Great Plains Energy and KCP&L have posted collateral, in the ordinary course of business, for the aggregate fair value of all derivative instruments with credit risk-related contingent features that are in a liability position.  At

38

Table of Contents     


September 30, 2016, Great Plains Energy and KCP&L have posted collateral in excess of the aggregate fair value of their derivative instruments; therefore, if the credit risk-related contingent features underlying these agreements were triggered, Great Plains Energy and KCP&L would not be required to post additional collateral to their counterparties. For derivative contracts with counterparties under master netting arrangements, Great Plains Energy and KCP&L can net receivables and payables with each respective counterparty.
Interest Rate Risk Management
In June 2016, Great Plains Energy entered into four interest rate swaps, with a total notional amount of $4.4 billion, to hedge against interest rate fluctuations on future issuances of long-term debt expected to be issued to finance a portion of the cash consideration for the anticipated acquisition of Westar. Settlement of the interest rate swaps is contingent on the consummation of the anticipated acquisition of Westar. The interest rate swaps have been designated as economic hedges (non-hedging derivatives). The fair values of these instruments are recorded as derivative assets or liabilities with an offsetting entry recorded to interest charges.
Commodity Risk Management
KCP&L's risk management policy uses derivative instruments to mitigate exposure to commodity market price fluctuations. At September 30, 2016, KCP&L had financial contracts in place to hedge approximately 20% and 7% of the expected summer month natural gas generation for Missouri jurisdictional retail sales for 2017 and 2018, respectively. KCP&L has designated these financial contracts as economic hedges (non-hedging derivatives). The fair values of these instruments are recorded as derivative assets or liabilities with an offsetting entry recorded to a regulatory asset or liability.

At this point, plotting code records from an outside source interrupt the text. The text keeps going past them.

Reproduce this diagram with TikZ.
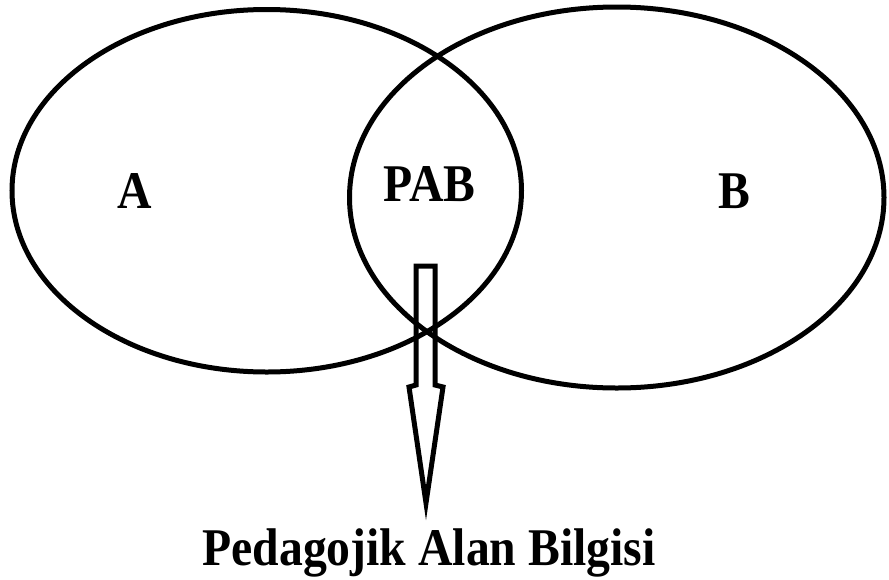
\documentclass[tikz,border=0pt]{standalone}
\usepackage{fontspec}
\setmainfont{Liberation Serif}
\usetikzlibrary{calc}

\begin{document}
\begin{tikzpicture}[x=1pt,y=-1pt,
  set/.style={line width=5pt},
  lbl/.style={font=\fontsize{53}{60}\selectfont\bfseries,inner sep=0pt,xscale=0.9}]
\useasboundingbox (0,0) rectangle (889,579);
\draw[set] (266.75,190.75) ellipse [x radius=254.75pt, y radius=181.25pt];
\draw[set] (616.75,197.5) ellipse [x radius=267.25pt, y radius=190.5pt];
\node[lbl] (a) at (134.5,191) {A};
\node[lbl] (pab) at (429.5,184.5) {PAB};
\node[lbl] (b) at (734,191) {B};

\draw[set,line join=miter] (416,266) -- (435,266) -- (435,385) -- (443,387)
  -- (426,503) -- (409,387) -- (416,385) -- cycle;
\node[lbl,anchor=base] (pal) at (429,565) {Pedagojik Alan Bilgisi};
\end{tikzpicture}
\end{document}
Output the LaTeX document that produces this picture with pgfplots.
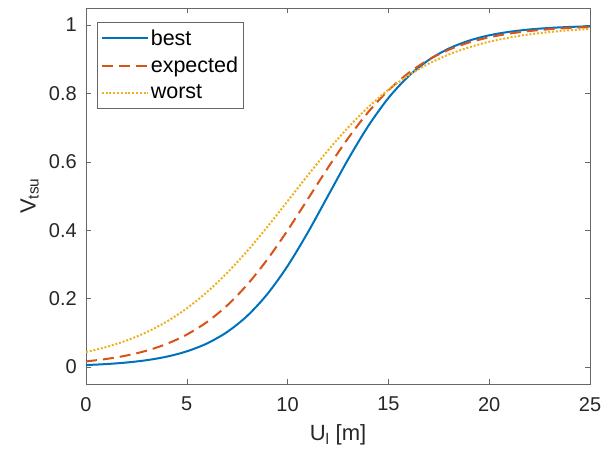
\documentclass[border=0pt]{standalone}
\usepackage{fontspec}
\setmainfont{Liberation Sans}
\usepackage{pgfplots}
\pgfplotsset{compat=1.18}
\definecolor{mblue}{rgb}{0,0.447,0.741}
\definecolor{morange}{rgb}{0.85,0.325,0.098}
\definecolor{myellow}{rgb}{0.929,0.694,0.125}
\definecolor{axgray}{rgb}{0.15,0.15,0.15}
\begin{document}
\begin{tikzpicture}
\begin{axis}[
  at={(0,0)}, anchor=south west,
  scale only axis, width=504pt, height=376pt,
  clip=false,
  xmin=0, xmax=25, ymin=-0.05, ymax=1.05,
  xtick={0,5,10,15,20,25},
  ytick={0,0.2,0.4,0.6,0.8,1},
  tick align=inside, major tick length=5pt,
  axis line style={draw=axgray!70, line width=0.6pt},
  tick style={draw=axgray!70, line width=0.6pt},
  /pgf/number format/assume math mode=true,
  tick label style={font=\fontsize{20}{22}\selectfont, text=axgray},
  xticklabel style={anchor=north, inner sep=0pt, yshift=-13pt},
  yticklabel style={anchor=east, inner sep=0pt, xshift=-9pt},
  label style={font=\fontsize{22}{25}\selectfont, text=axgray},
  xlabel={U\textsubscript{l} [m]},
  xlabel style={at={(rel axis cs:0.5,0)}, anchor=north, inner sep=0pt, yshift=-40pt},
  legend cell align=left,
  legend image code/.code={\draw[#1] (0pt,0pt) -- (46pt,0pt);},
  legend style={at={(rel axis cs:0,1)}, anchor=north west, xshift=11pt, yshift=-14pt,
    draw=axgray!70, line width=0.6pt, fill=white,
    font=\fontsize{21.5}{24}\selectfont, text=black,
    inner xsep=3.5pt, inner ysep=5.5pt, row sep=6.5pt,
    nodes={inner sep=2pt}},
]
\addplot[mblue, line width=2pt, smooth] coordinates {
(0,0.00539)(1,0.00831)(2,0.01277)(3,0.01959)(4,0.0299)(5,0.0455)(6,0.0686)(7,0.1021)(8,0.1494)(9,0.2134)(10,0.2953)(11,0.393)(12,0.5)(13,0.607)(14,0.7047)(15,0.7866)(16,0.8506)(17,0.8979)(18,0.9314)(19,0.9545)(20,0.9701)(21,0.9804)(22,0.9872)(23,0.9917)(24,0.99461)(25,0.9965)};
\addlegendentry{best}
\addplot[morange, line width=2pt, smooth, dash pattern=on 11pt off 6pt] coordinates {
(0,0.0161)(1,0.0232)(2,0.0332)(3,0.0474)(4,0.0672)(5,0.0946)(6,0.1314)(7,0.1796)(8,0.2408)(9,0.3148)(10,0.3995)(11,0.4907)(12,0.5825)(13,0.669)(14,0.7454)(15,0.8091)(16,0.8599)(17,0.8989)(18,0.928)(19,0.9491)(20,0.9643)(21,0.9751)(22,0.9827)(23,0.988)(24,0.99166)(25,0.99422)};
\addlegendentry{expected}
\addplot[myellow, line width=2pt, smooth, dash pattern=on 2pt off 1.8pt] coordinates {
(0,0.0435)(1,0.058)(2,0.0769)(3,0.1014)(4,0.1325)(5,0.1714)(6,0.2188)(7,0.2749)(8,0.3392)(9,0.41)(10,0.4849)(11,0.5603)(12,0.6331)(13,0.7003)(14,0.7598)(15,0.8107)(16,0.8529)(17,0.887)(18,0.914)(19,0.935)(20,0.9512)(21,0.9635)(22,0.9728)(23,0.9797)(24,0.985)(25,0.9888)};
\addlegendentry{worst}
\node[font=\fontsize{22}{25}\selectfont, text=axgray, inner sep=0pt, anchor=south, rotate=90]
  at ([xshift=-47pt]rel axis cs:0,0.5) {V\textsubscript{tsu}};
\end{axis}
\pgfresetboundingbox
\path[use as bounding box] (-86pt,-74pt) rectangle (516pt,384pt);
\end{tikzpicture}
\end{document}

The settlement costs are included in a recovery mechanism.  A regulatory asset or liability is recorded to reflect the change in the timing of recognition authorized by the MPSC. Recovery of actual costs will not impact earnings, but will impact cash flows due to the timing of the recovery mechanism.
KCP&L and GMO have Transmission Congestion Rights (TCRs) that they utilize to hedge against congestion costs and protect load prices in the Southwest Power Pool, Inc. (SPP) Integrated Marketplace. These financial contracts have been designated as economic hedges (non-hedging derivatives). The fair values of these instruments are recorded as derivative assets or liabilities with an offsetting entry recorded to a regulatory asset or liability. The settlement costs are included in a recovery mechanism.  A regulatory asset or liability is recorded to reflect the change in the timing of recognition authorized by KCC and MPSC. Recovery of actual costs will not impact earnings, but will impact cash flows due to the timing of the recovery mechanism.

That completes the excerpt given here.